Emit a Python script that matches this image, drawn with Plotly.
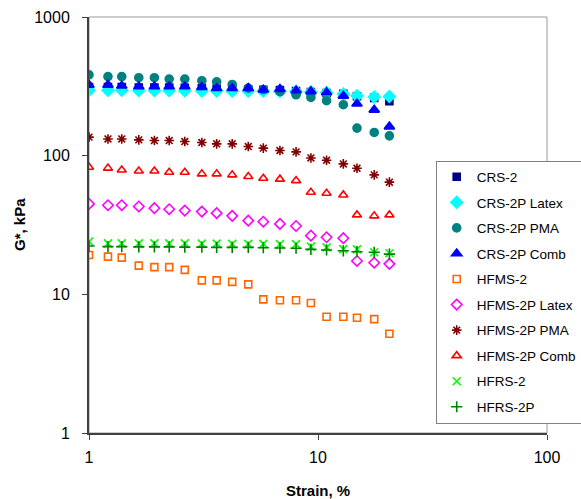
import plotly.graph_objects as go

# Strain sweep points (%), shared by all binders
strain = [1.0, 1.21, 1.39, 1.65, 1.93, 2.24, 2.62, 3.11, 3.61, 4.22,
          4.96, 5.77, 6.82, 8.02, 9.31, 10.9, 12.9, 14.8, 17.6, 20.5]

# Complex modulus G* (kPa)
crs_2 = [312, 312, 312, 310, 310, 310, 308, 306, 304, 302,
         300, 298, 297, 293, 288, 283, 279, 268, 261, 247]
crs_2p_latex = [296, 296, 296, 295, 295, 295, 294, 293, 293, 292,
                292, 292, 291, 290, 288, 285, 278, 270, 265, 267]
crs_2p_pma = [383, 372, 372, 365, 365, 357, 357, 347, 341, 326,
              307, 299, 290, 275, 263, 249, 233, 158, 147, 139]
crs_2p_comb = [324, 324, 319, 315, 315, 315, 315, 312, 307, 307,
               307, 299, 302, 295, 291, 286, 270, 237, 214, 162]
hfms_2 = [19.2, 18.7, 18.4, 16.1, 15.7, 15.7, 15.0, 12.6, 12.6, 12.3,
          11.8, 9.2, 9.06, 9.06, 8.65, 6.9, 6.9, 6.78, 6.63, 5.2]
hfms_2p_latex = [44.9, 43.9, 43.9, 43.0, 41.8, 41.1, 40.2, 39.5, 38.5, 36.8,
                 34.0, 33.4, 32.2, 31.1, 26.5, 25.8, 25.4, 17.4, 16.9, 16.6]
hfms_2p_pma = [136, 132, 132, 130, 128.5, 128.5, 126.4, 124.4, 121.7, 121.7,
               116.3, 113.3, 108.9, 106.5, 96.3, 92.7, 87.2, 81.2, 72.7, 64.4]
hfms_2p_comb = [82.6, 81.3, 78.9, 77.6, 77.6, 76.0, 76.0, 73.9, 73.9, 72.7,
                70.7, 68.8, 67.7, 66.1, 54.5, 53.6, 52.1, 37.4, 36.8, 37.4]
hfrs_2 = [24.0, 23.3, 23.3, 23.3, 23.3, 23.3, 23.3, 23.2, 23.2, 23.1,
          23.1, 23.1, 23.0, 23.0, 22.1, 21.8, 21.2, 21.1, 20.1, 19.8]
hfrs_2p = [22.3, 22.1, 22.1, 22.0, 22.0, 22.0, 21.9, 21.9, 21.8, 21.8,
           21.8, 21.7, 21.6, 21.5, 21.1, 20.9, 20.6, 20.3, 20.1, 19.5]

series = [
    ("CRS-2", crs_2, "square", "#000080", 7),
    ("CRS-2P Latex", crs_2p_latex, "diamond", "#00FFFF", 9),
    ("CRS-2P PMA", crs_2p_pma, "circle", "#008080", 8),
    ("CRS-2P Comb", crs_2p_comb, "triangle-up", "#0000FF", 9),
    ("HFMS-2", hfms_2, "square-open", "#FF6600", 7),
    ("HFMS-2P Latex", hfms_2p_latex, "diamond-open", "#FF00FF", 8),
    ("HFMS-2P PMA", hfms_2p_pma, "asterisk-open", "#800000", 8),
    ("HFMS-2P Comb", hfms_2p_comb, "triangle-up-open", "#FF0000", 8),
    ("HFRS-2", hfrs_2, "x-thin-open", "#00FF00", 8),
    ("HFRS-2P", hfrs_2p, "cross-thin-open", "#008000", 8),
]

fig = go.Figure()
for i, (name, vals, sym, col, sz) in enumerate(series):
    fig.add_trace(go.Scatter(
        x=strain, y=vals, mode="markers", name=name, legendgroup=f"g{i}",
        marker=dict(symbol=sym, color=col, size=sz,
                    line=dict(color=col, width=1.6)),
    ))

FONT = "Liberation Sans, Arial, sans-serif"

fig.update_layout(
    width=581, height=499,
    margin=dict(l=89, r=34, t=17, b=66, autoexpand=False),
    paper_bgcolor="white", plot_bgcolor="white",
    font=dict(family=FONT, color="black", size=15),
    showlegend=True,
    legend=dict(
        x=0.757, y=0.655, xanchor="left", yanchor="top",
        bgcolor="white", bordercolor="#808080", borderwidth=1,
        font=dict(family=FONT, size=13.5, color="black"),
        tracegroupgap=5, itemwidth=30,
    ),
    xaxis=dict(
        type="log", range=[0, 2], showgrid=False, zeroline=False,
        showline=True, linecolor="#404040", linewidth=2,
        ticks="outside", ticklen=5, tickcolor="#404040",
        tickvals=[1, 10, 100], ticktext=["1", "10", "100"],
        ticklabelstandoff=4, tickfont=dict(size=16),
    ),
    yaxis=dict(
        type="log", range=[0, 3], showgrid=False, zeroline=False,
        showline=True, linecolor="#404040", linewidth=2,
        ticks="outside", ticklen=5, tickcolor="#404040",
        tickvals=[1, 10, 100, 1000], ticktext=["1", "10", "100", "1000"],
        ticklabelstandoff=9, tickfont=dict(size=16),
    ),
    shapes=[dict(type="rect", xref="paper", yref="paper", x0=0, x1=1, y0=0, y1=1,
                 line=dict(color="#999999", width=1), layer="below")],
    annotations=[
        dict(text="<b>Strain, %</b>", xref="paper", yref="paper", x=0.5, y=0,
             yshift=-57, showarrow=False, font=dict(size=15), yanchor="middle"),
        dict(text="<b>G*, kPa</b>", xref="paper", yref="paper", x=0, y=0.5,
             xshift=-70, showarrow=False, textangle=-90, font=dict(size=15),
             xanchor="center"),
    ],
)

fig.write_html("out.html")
==
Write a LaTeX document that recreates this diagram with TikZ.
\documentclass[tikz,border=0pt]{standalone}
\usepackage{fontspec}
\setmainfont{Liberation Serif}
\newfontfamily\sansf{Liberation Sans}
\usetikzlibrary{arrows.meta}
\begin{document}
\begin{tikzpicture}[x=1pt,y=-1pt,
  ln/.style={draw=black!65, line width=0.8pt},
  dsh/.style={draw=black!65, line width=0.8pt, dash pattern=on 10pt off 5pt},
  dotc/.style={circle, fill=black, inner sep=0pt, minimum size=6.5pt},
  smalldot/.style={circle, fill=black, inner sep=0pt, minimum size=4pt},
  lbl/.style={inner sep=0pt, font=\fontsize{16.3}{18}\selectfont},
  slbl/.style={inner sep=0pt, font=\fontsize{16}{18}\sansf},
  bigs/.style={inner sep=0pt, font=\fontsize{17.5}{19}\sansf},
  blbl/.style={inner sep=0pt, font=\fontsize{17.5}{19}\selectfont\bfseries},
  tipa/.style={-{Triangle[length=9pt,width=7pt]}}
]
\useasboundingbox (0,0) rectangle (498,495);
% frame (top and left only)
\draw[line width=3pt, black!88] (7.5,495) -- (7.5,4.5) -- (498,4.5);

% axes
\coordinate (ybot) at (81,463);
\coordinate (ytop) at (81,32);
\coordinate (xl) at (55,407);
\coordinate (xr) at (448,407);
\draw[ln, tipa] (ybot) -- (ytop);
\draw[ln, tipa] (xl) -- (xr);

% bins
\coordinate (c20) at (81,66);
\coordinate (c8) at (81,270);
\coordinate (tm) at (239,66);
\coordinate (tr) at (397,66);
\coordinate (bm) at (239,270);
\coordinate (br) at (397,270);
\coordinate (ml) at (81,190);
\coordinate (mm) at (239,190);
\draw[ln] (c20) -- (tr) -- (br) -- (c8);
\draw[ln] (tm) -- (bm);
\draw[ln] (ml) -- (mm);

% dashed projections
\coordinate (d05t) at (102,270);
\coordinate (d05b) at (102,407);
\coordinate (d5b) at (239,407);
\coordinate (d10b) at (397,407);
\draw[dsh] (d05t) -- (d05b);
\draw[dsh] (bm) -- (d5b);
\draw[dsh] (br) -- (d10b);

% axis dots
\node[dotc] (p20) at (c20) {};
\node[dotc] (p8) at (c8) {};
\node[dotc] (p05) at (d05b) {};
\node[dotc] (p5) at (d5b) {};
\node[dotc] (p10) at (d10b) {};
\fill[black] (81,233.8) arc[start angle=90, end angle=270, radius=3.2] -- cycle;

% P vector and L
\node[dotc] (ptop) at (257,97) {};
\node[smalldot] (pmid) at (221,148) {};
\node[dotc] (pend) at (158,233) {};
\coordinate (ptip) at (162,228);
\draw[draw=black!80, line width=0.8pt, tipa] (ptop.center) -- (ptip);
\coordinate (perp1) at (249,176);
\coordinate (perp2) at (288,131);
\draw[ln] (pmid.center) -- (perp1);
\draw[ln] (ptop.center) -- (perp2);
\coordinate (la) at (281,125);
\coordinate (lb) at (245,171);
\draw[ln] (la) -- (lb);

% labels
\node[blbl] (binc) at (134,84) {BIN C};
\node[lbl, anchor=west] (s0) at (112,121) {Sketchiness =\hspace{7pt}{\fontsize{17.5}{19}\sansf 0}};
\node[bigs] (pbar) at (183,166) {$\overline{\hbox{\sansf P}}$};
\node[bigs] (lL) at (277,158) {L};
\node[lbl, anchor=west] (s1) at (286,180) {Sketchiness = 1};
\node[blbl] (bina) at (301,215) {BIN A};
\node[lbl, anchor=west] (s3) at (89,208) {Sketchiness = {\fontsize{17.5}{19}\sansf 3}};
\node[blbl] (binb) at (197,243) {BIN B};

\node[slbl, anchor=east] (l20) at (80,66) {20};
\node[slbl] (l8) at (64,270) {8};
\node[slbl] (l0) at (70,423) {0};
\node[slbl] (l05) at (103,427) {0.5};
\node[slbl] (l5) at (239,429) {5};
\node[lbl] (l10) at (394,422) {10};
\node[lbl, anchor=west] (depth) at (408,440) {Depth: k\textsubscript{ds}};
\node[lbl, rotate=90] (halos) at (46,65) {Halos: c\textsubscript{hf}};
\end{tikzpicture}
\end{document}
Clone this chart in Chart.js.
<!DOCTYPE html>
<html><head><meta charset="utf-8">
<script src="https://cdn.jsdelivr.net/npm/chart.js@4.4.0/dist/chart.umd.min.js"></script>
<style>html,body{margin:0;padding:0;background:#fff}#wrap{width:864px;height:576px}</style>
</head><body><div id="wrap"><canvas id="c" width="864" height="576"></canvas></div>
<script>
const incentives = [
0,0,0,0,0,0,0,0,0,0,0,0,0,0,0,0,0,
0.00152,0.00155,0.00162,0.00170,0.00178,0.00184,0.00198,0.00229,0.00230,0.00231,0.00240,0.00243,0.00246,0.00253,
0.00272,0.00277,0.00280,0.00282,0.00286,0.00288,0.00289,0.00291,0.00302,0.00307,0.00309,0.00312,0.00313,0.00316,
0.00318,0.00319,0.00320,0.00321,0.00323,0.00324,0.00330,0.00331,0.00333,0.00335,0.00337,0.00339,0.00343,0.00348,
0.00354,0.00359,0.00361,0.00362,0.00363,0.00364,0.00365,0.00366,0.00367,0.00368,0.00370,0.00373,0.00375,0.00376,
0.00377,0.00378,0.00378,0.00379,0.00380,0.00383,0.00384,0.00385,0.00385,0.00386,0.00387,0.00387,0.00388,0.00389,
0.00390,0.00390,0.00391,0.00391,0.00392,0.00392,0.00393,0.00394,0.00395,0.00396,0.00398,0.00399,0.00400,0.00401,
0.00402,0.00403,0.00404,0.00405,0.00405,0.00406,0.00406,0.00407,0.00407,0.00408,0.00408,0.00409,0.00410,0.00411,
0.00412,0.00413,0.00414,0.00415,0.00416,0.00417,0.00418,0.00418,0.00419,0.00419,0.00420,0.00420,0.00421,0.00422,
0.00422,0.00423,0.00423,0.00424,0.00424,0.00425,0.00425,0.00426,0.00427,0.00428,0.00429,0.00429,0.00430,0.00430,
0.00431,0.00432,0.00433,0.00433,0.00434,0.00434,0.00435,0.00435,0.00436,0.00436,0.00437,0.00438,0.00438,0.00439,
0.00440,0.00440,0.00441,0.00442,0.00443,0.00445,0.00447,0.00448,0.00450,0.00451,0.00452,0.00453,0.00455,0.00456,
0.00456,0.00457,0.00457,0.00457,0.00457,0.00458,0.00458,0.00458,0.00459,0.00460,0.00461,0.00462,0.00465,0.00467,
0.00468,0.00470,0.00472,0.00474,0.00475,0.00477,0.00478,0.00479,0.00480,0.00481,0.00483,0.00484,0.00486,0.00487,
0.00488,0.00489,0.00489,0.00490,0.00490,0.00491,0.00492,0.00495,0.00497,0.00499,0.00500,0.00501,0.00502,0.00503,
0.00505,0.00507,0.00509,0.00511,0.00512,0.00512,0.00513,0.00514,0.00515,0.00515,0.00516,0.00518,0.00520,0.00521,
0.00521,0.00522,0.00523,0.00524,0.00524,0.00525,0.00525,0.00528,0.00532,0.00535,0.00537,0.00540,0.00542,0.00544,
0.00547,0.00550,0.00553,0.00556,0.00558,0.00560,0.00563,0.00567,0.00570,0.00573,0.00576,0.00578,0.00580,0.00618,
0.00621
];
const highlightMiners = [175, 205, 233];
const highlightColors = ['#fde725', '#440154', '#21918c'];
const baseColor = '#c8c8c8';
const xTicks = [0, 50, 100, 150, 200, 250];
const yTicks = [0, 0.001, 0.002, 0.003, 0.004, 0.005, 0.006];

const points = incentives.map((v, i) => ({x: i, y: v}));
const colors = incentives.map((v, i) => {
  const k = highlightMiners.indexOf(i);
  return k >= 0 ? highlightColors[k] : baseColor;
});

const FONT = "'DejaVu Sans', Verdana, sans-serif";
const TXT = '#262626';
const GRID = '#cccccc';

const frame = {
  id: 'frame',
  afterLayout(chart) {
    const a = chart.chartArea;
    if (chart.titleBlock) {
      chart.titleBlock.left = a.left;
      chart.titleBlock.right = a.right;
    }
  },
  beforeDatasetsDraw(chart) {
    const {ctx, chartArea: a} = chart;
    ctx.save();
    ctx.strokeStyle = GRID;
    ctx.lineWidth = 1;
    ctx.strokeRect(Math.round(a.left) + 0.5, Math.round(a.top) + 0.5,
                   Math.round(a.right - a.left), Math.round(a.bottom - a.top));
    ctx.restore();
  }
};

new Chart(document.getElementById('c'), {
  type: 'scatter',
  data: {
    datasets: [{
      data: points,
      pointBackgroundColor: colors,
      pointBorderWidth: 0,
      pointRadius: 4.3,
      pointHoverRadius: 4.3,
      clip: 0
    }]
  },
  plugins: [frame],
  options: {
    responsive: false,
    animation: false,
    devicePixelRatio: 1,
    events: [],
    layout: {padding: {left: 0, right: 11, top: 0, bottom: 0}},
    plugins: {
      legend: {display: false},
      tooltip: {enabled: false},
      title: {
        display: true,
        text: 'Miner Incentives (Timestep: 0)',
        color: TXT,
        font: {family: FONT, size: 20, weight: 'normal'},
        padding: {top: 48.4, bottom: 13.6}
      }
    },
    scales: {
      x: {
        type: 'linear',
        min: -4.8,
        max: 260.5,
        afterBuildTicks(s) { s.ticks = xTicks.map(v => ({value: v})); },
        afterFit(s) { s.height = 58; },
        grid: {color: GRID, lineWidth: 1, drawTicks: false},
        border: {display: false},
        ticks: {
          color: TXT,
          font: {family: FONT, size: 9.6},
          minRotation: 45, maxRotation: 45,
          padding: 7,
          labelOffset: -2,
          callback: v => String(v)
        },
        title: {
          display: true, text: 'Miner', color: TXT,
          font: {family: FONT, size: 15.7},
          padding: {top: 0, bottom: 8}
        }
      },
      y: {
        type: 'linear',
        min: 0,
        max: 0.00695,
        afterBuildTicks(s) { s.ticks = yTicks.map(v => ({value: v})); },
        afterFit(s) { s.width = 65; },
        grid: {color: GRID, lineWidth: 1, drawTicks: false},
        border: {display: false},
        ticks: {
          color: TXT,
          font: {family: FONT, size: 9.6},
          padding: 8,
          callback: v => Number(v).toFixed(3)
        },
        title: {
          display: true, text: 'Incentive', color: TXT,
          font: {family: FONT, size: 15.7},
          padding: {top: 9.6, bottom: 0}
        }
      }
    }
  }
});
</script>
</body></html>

◆ **Exercise description**:
Reproduce exactly the run of lines beginning with the one that contains "Emit a Python" and ending with the one that contains "21.8, 21.7, 21.6, 21.5, 21.1, 20.9, 20.6, 20.3, 20.1, 19.5]". Do not include pictures.

◆ **Worked solution**:
Emit a Python script that matches this image, drawn with Plotly.
import plotly.graph_objects as go

# Strain sweep points (%), shared by all binders
strain = [1.0, 1.21, 1.39, 1.65, 1.93, 2.24, 2.62, 3.11, 3.61, 4.22,
          4.96, 5.77, 6.82, 8.02, 9.31, 10.9, 12.9, 14.8, 17.6, 20.5]

# Complex modulus G* (kPa)
crs_2 = [312, 312, 312, 310, 310, 310, 308, 306, 304, 302,
         300, 298, 297, 293, 288, 283, 279, 268, 261, 247]
crs_2p_latex = [296, 296, 296, 295, 295, 295, 294, 293, 293, 292,
                292, 292, 291, 290, 288, 285, 278, 270, 265, 267]
crs_2p_pma = [383, 372, 372, 365, 365, 357, 357, 347, 341, 326,
              307, 299, 290, 275, 263, 249, 233, 158, 147, 139]
crs_2p_comb = [324, 324, 319, 315, 315, 315, 315, 312, 307, 307,
               307, 299, 302, 295, 291, 286, 270, 237, 214, 162]
hfms_2 = [19.2, 18.7, 18.4, 16.1, 15.7, 15.7, 15.0, 12.6, 12.6, 12.3,
          11.8, 9.2, 9.06, 9.06, 8.65, 6.9, 6.9, 6.78, 6.63, 5.2]
hfms_2p_latex = [44.9, 43.9, 43.9, 43.0, 41.8, 41.1, 40.2, 39.5, 38.5, 36.8,
                 34.0, 33.4, 32.2, 31.1, 26.5, 25.8, 25.4, 17.4, 16.9, 16.6]
hfms_2p_pma = [136, 132, 132, 130, 128.5, 128.5, 126.4, 124.4, 121.7, 121.7,
               116.3, 113.3, 108.9, 106.5, 96.3, 92.7, 87.2, 81.2, 72.7, 64.4]
hfms_2p_comb = [82.6, 81.3, 78.9, 77.6, 77.6, 76.0, 76.0, 73.9, 73.9, 72.7,
                70.7, 68.8, 67.7, 66.1, 54.5, 53.6, 52.1, 37.4, 36.8, 37.4]
hfrs_2 = [24.0, 23.3, 23.3, 23.3, 23.3, 23.3, 23.3, 23.2, 23.2, 23.1,
          23.1, 23.1, 23.0, 23.0, 22.1, 21.8, 21.2, 21.1, 20.1, 19.8]
hfrs_2p = [22.3, 22.1, 22.1, 22.0, 22.0, 22.0, 21.9, 21.9, 21.8, 21.8,
           21.8, 21.7, 21.6, 21.5, 21.1, 20.9, 20.6, 20.3, 20.1, 19.5]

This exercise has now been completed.